Burrows shared his advice to the new actors on “Frasier” (including Jack Cutmore-Scott as Freddy and Anders Keith as David, Frasier's nephew and the son of Niles and Daphne).

“What I tell them is, ‘When we rehearse, Kelsey is at 50%. When he’s in front of an audience, he’s at 100% and you better be on that level otherwise you’ll get blown away.' That’s what I used to tell guest stars on 'Cheers.' ... ‘They’re marking time in rehearsal. When they get on a stage and the laughter comes, if you don’t play up on their level, you’re going to disappear.’"

Cristalli said Grammer slowly morphs into the character.
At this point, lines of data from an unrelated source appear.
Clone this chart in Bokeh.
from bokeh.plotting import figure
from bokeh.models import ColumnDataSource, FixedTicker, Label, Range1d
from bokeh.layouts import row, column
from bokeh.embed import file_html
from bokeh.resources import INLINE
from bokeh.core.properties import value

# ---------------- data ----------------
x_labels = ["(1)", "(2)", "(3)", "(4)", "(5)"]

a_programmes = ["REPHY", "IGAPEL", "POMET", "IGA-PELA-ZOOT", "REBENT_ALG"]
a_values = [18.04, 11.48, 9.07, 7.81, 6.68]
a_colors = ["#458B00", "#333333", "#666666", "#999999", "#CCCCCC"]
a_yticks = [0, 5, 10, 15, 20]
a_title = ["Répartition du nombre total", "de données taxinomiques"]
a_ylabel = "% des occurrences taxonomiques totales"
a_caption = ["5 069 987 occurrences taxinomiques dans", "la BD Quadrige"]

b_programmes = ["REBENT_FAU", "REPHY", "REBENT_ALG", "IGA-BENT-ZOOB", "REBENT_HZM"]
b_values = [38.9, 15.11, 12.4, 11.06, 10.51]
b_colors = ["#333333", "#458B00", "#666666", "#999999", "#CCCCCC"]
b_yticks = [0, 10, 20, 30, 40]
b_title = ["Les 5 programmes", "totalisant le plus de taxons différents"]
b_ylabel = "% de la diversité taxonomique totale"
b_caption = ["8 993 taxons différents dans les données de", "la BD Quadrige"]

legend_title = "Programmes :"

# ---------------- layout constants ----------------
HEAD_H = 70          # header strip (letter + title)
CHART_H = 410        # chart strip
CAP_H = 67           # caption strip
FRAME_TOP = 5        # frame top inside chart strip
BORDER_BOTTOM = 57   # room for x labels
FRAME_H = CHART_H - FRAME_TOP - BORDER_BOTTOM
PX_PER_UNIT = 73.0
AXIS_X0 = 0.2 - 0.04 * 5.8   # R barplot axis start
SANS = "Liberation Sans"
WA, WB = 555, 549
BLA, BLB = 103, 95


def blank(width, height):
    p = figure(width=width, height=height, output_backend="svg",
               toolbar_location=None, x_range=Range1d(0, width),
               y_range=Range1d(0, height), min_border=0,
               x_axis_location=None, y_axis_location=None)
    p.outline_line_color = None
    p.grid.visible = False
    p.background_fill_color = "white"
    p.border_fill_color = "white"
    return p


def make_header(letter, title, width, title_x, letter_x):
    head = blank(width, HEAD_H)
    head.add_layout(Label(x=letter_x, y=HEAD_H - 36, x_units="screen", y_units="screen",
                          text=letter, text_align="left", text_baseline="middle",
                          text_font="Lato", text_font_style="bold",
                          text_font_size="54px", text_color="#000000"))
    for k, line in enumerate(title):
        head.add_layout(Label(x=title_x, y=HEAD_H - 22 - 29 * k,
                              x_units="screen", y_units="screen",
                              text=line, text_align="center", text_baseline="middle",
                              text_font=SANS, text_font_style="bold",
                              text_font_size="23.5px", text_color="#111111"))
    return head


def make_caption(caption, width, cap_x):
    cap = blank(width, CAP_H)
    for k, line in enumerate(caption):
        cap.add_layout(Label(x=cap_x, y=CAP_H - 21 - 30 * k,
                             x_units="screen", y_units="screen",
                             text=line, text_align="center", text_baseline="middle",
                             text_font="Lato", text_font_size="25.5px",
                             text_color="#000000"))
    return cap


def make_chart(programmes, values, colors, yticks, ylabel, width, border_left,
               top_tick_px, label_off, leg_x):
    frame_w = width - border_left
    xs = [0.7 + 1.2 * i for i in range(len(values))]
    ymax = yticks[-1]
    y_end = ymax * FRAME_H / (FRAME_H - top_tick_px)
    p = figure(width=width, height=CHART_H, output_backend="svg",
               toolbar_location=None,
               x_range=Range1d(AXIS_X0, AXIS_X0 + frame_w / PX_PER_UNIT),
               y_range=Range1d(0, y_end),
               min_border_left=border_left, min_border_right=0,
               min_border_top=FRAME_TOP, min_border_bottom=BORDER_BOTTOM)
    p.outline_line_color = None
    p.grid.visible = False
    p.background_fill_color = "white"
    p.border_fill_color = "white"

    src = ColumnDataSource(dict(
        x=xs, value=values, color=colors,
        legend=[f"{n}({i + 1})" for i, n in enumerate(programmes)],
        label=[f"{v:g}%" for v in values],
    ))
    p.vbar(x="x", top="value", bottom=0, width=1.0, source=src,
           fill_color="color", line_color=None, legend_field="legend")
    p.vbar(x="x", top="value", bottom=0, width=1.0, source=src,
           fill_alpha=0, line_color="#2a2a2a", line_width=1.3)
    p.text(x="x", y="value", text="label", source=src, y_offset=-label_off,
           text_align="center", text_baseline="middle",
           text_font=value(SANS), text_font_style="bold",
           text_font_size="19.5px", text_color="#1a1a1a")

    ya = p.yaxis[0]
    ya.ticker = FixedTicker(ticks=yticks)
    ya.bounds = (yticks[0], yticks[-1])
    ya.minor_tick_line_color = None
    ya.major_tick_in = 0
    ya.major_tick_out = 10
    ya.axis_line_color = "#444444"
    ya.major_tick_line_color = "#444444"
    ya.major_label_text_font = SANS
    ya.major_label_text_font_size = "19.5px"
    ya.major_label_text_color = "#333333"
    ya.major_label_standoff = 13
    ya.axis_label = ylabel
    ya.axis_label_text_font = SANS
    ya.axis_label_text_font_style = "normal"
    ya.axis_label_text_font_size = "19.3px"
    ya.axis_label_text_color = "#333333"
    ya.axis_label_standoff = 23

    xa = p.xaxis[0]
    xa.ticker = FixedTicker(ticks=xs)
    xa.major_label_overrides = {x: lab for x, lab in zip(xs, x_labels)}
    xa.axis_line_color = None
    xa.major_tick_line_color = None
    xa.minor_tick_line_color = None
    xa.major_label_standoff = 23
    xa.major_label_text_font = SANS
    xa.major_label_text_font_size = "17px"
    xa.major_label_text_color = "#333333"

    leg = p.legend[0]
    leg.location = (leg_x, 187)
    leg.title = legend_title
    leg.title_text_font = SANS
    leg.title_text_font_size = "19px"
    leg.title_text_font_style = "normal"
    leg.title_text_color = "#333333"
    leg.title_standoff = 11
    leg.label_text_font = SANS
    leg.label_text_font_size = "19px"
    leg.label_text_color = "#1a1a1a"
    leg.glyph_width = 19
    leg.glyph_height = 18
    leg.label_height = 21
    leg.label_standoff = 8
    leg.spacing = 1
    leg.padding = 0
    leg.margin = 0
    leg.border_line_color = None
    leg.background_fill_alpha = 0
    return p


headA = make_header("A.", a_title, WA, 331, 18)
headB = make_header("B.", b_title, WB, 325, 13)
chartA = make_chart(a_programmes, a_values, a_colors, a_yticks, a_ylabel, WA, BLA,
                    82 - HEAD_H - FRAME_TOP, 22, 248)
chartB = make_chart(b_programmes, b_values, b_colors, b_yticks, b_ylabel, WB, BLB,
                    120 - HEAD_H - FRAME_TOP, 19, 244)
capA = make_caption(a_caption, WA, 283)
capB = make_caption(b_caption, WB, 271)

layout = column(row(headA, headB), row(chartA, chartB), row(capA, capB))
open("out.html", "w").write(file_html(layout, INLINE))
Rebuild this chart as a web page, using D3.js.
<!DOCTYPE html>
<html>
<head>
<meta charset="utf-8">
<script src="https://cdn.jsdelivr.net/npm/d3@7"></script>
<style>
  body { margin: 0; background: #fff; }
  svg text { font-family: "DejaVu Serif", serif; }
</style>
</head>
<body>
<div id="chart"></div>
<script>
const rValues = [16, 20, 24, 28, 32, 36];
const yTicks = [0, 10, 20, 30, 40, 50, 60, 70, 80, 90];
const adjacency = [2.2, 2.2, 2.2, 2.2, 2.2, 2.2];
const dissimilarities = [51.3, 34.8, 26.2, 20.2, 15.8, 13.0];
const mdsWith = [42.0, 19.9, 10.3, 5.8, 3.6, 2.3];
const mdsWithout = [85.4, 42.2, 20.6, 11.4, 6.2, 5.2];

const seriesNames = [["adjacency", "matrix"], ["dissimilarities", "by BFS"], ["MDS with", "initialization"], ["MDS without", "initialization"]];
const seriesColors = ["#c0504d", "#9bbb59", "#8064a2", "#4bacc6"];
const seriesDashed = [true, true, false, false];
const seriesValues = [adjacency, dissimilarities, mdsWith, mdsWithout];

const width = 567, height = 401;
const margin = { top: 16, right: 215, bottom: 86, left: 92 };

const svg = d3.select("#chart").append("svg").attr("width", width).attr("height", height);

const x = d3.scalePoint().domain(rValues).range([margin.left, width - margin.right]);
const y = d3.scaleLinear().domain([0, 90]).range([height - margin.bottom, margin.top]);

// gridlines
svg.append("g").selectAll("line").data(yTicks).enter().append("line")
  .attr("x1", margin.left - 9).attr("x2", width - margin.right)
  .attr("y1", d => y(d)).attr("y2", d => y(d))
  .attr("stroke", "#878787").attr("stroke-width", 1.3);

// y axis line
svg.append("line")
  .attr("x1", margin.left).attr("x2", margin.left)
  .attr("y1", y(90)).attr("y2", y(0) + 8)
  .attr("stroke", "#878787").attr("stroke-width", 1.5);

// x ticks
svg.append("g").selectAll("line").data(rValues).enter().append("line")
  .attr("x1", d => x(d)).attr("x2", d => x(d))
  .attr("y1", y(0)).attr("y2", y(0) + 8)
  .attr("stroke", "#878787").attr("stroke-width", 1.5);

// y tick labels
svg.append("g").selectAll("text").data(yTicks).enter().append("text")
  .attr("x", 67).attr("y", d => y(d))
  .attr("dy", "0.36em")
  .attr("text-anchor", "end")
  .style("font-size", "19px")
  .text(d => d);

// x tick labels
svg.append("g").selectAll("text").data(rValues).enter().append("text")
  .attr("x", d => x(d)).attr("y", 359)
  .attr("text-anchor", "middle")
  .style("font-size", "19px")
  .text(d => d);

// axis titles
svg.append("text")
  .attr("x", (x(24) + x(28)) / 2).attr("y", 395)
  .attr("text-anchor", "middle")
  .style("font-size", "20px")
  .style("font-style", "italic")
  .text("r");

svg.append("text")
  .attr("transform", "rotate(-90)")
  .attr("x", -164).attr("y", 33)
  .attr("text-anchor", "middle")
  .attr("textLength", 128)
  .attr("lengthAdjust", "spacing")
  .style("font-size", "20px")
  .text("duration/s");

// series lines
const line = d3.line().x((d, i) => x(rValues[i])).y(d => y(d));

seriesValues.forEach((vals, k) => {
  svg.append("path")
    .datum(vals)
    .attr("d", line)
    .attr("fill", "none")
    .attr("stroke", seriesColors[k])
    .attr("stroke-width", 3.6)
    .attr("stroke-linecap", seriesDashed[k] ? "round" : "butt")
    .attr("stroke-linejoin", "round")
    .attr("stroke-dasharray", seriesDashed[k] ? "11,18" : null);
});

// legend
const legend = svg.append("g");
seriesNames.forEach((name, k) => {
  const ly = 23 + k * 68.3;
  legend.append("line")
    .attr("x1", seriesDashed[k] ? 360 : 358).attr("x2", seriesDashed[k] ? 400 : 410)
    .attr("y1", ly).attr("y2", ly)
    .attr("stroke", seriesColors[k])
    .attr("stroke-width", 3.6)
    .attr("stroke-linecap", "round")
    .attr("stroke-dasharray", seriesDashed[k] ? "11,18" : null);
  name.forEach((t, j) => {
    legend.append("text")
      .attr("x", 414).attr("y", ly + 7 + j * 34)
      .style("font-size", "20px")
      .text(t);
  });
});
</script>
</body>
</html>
“In the first rehearsal day, he’ll be in like, a T-shirt and shorts and it’s like, ‘Hold on. That’s not. Who’s that? That’s not Frasier.’ The next day he’s got, you know, longer pants and the next day it's a blazer. and then all of a sudden it’s like, ‘Oh, wait a second, I see him now,’" Cristalli said. “There’s a very clear distinction between Frasier and Kelsey Grammer, but he slips into those shoes real comfortably and it’s very seamless.”
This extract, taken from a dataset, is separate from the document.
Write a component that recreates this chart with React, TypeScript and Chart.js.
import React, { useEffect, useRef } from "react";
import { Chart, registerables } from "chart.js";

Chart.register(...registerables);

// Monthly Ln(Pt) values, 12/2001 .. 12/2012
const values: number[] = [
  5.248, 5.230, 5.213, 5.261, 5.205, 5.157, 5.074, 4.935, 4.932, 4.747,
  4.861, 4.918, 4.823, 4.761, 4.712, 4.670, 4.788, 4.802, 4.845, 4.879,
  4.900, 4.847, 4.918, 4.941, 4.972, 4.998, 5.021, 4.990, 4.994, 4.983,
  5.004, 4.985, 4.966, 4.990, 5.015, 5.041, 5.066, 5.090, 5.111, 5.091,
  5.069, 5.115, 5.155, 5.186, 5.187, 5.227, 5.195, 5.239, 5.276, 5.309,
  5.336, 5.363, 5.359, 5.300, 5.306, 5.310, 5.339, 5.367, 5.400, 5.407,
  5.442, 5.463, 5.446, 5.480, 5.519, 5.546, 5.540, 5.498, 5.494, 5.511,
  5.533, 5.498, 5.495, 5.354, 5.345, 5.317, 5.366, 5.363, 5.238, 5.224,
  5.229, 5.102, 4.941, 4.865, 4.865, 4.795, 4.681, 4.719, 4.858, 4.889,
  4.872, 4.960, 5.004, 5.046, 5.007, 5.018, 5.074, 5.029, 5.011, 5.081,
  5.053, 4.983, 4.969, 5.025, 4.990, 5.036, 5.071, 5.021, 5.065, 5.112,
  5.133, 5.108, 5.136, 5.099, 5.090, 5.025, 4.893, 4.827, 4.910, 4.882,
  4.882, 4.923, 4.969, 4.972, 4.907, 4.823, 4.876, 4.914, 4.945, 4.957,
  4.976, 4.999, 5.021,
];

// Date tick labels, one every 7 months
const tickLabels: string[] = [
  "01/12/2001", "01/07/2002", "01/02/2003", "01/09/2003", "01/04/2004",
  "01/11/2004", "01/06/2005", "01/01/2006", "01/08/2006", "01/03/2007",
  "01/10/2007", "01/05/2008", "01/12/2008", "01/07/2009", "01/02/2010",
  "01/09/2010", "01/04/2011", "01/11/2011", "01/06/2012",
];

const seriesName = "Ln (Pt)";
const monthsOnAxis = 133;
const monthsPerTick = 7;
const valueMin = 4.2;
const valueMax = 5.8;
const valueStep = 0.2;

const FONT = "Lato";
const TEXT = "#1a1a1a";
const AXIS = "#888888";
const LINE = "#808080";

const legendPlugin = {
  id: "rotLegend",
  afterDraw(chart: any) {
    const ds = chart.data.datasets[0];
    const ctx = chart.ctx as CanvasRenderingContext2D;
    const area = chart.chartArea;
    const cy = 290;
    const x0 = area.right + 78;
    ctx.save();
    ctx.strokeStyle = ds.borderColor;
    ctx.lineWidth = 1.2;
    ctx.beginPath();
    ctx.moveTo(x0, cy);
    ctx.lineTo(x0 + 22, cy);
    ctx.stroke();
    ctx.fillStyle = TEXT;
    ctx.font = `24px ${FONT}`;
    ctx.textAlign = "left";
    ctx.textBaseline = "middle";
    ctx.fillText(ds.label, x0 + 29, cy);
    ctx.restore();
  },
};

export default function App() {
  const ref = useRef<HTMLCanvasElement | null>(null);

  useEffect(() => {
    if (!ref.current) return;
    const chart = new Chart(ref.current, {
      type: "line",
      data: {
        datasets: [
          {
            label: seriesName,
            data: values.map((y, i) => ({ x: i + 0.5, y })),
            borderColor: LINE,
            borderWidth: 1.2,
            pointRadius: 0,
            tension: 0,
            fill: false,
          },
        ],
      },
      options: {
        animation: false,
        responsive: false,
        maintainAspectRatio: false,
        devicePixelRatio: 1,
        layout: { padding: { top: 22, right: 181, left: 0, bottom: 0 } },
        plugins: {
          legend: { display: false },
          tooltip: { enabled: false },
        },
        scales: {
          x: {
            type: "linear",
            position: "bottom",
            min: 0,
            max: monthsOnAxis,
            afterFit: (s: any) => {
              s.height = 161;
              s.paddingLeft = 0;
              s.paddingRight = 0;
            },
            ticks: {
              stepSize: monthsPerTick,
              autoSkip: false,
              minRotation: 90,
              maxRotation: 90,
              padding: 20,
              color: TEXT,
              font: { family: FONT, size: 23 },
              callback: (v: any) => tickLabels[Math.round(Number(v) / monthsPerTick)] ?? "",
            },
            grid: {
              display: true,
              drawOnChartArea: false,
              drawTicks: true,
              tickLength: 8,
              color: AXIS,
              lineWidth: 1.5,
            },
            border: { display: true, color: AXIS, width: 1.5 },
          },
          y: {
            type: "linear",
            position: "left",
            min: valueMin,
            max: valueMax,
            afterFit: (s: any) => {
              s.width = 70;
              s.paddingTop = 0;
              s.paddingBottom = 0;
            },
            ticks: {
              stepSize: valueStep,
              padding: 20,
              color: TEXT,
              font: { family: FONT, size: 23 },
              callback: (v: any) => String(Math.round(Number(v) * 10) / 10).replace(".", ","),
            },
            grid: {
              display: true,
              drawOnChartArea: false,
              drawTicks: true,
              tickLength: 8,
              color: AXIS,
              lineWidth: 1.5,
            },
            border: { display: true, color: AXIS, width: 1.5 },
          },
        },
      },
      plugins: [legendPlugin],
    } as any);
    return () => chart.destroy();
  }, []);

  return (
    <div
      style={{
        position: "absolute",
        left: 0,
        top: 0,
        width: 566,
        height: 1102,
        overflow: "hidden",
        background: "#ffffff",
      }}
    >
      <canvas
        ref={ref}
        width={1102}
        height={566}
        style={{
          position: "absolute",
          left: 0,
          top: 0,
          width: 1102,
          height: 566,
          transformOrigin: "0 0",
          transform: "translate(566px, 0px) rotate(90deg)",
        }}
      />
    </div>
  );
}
For the show's theme, composers and father-son duo Bruce and Jason Miller were brought in to update the original “Tossed Salads & Scrambled Eggs” song. Bruce Miller composed the original ”Frasier" theme. Grammer also sings this version.
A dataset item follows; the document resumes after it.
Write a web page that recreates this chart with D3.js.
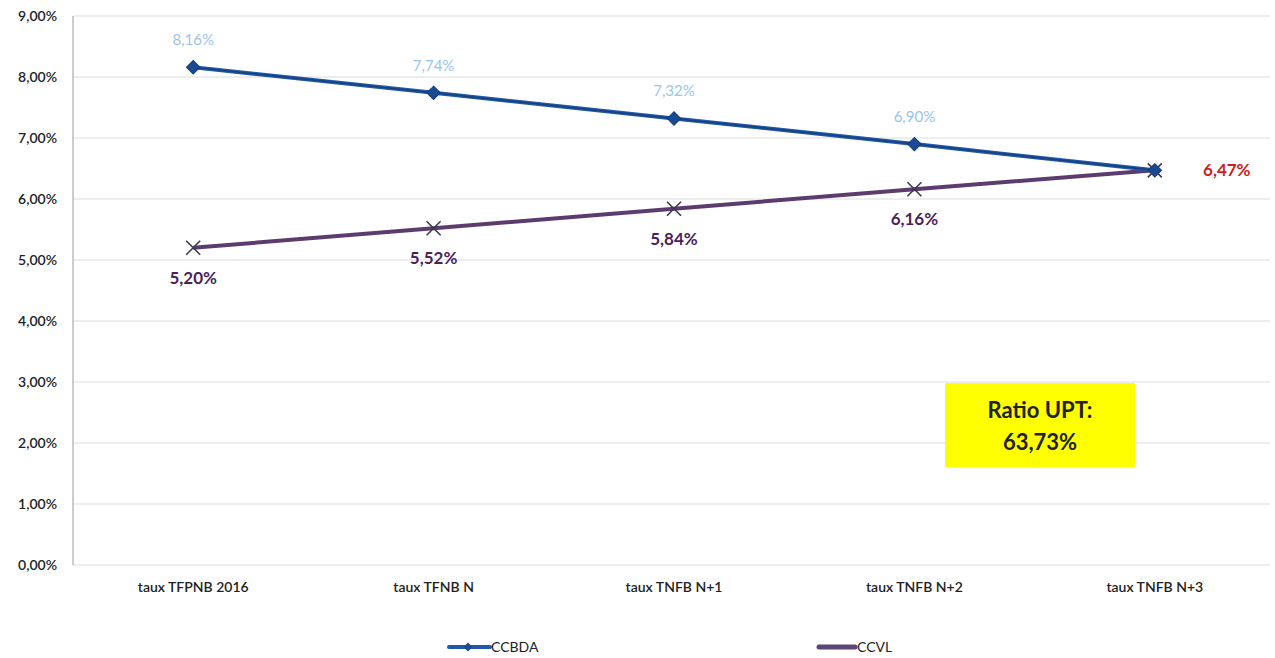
<!DOCTYPE html>
<html><head><meta charset="utf-8">
<script src="https://cdn.jsdelivr.net/npm/d3@7"></script>
<style>body{margin:0;background:#fff}svg{display:block;font-family:Lato,"Open Sans",sans-serif}</style>
</head><body><svg id="c" width="1275" height="658"></svg>
<script>
const categories = ["taux TFPNB 2016","taux TFNB N","taux TNFB N+1","taux TNFB N+2","taux TNFB N+3"];
const ccbda = [8.16, 7.74, 7.32, 6.90, 6.47];
const ccvl = [5.20, 5.52, 5.84, 6.16, 6.47];
const yTicks = [0,1,2,3,4,5,6,7,8,9];
const seriesNames = ["CCBDA","CCVL"];
const ratioText = ["Ratio UPT:","63,73%"];

const svg = d3.select("#c");
const fmt = v => v.toFixed(2).replace(".", ",") + "%";
const x = d3.scaleBand().domain(categories).range([73, 1275]);
const y = d3.scaleLinear().domain([0, 9]).range([565, 16]);

svg.append("g").selectAll("line").data(yTicks).join("line")
  .attr("x1", 73).attr("x2", 1270).attr("y1", d => y(d)).attr("y2", d => y(d))
  .attr("stroke", "#dcdcdc").attr("stroke-width", 1);
svg.append("line").attr("x1", 73).attr("x2", 73).attr("y1", y(9)).attr("y2", y(0))
  .attr("stroke", "#bdbdbd").attr("stroke-width", 1.5);

const ya = svg.append("g").attr("transform", "translate(73,0)")
  .call(d3.axisLeft(y).tickValues(yTicks).tickFormat(fmt).tickSize(0).tickPadding(16));
ya.select(".domain").remove();
ya.selectAll("text").attr("font-size", 14).attr("fill", "#222").attr("font-weight", 600).attr("font-family", "Lato,sans-serif");

const xa = svg.append("g").attr("transform", "translate(0,574)")
  .call(d3.axisBottom(x).tickSize(0).tickPadding(8));
xa.select(".domain").remove();
xa.selectAll("text").attr("font-size", 14).attr("fill", "#222").attr("font-weight", 600).attr("font-family", "Lato,sans-serif");

const cx = d => x(d) + x.bandwidth() / 2;
const line = d3.line().x((d, i) => cx(categories[i])).y(d => y(d));

svg.append("path").datum(ccvl).attr("d", line).attr("fill", "none")
  .attr("stroke", "#5c3b6f").attr("stroke-width", 4);
svg.append("path").datum(ccbda).attr("d", line).attr("fill", "none")
  .attr("stroke", "#2158a8").attr("stroke-width", 4);
svg.append("path").datum(ccbda).attr("d", line).attr("fill", "none")
  .attr("stroke", "#17407e").attr("stroke-width", 1.5);

const xm = svg.append("g");
ccvl.forEach((v, i) => {
  const px = cx(categories[i]), py = y(v);
  xm.append("path").attr("d", `M${px-7},${py-7}L${px+7},${py+7}M${px-7},${py+7}L${px+7},${py-7}`)
    .attr("stroke", "#3a3a4a").attr("stroke-width", 1.6);
});
svg.append("g").selectAll("path").data(ccbda).join("path")
  .attr("d", d3.symbol().type(d3.symbolSquare).size(90))
  .attr("transform", (d, i) => `translate(${cx(categories[i])},${y(d)}) rotate(45)`)
  .attr("fill", "#1a4b92").attr("stroke", "#123a73").attr("stroke-width", 1);

svg.append("g").selectAll("text").data(ccbda.slice(0, 4)).join("text")
  .attr("x", (d, i) => cx(categories[i])).attr("y", d => y(d) - 22)
  .attr("text-anchor", "middle").attr("font-size", 15).attr("fill", "#9cc3ea")
  .text(fmt);
svg.append("g").selectAll("text").data(ccvl.slice(0, 4)).join("text")
  .attr("x", (d, i) => cx(categories[i])).attr("y", d => y(d) + 36)
  .attr("text-anchor", "middle").attr("font-size", 17).attr("font-weight", "bold").attr("fill", "#4a1f5c")
  .text(fmt);
svg.append("text").attr("x", cx(categories[4]) + 72).attr("y", y(ccvl[4]) + 6)
  .attr("text-anchor", "middle").attr("font-size", 17).attr("font-weight", "bold").attr("fill", "#d01c1c")
  .text(fmt(ccvl[4]));

svg.append("rect").attr("x", 945).attr("y", 383).attr("width", 190).attr("height", 84).attr("fill", "#ffff00");
svg.append("text").attr("x", 1040).attr("y", 418).attr("text-anchor", "middle")
  .attr("font-size", 22).attr("font-weight", "bold").attr("fill", "#222").text(ratioText[0]);
svg.append("text").attr("x", 1040).attr("y", 450).attr("text-anchor", "middle")
  .attr("font-size", 22).attr("font-weight", "bold").attr("fill", "#222").text(ratioText[1]);

const lg = svg.append("g");
lg.append("line").attr("x1", 449).attr("x2", 490).attr("y1", 647).attr("y2", 647).attr("stroke", "#2158a8").attr("stroke-width", 4).attr("stroke-linecap", "round");
lg.append("path").attr("d", d3.symbol().type(d3.symbolSquare).size(40)).attr("transform", "translate(468,647) rotate(45)").attr("fill", "#1a4b92");
lg.append("text").attr("x", 491).attr("y", 652).attr("font-size", 14).attr("fill", "#222").text(seriesNames[0]);
lg.append("line").attr("x1", 819).attr("x2", 855).attr("y1", 647).attr("y2", 647).attr("stroke", "#5c4675").attr("stroke-width", 5).attr("stroke-linecap", "round");
lg.append("text").attr("x", 857).attr("y", 652).attr("font-size", 14).attr("fill", "#222").text(seriesNames[1]);
</script></body></html>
The composers first did a “hipper” version “that had movement to it, and energy," Bruce Miller said. Grammer listened and suggested the sound reflect how the character is older now, and looking for calmness at this stage in his life. They went back and used a small band, which is the version that viewers will hear.

This “Frasier” also has a bar, but it's not THE bar made famous in “Cheers.” Its name, Mahoney's, is a tribute to John Mahoney, who died in 2018 . Just as the Martin character was different than his sons, this set captures that juxtaposition. It's conceived as a place where both firefighters and academics gather.

“It's an older bar, something you would find near Cambridge,” said set director Glenda Rovello.

“There's a sweet line where Frasier is in Mahoney's and remarks, ‘I may have spent too much time in a particular bar,’ which I made sure the boys kept because it was a wonderful tribute," Burrows said.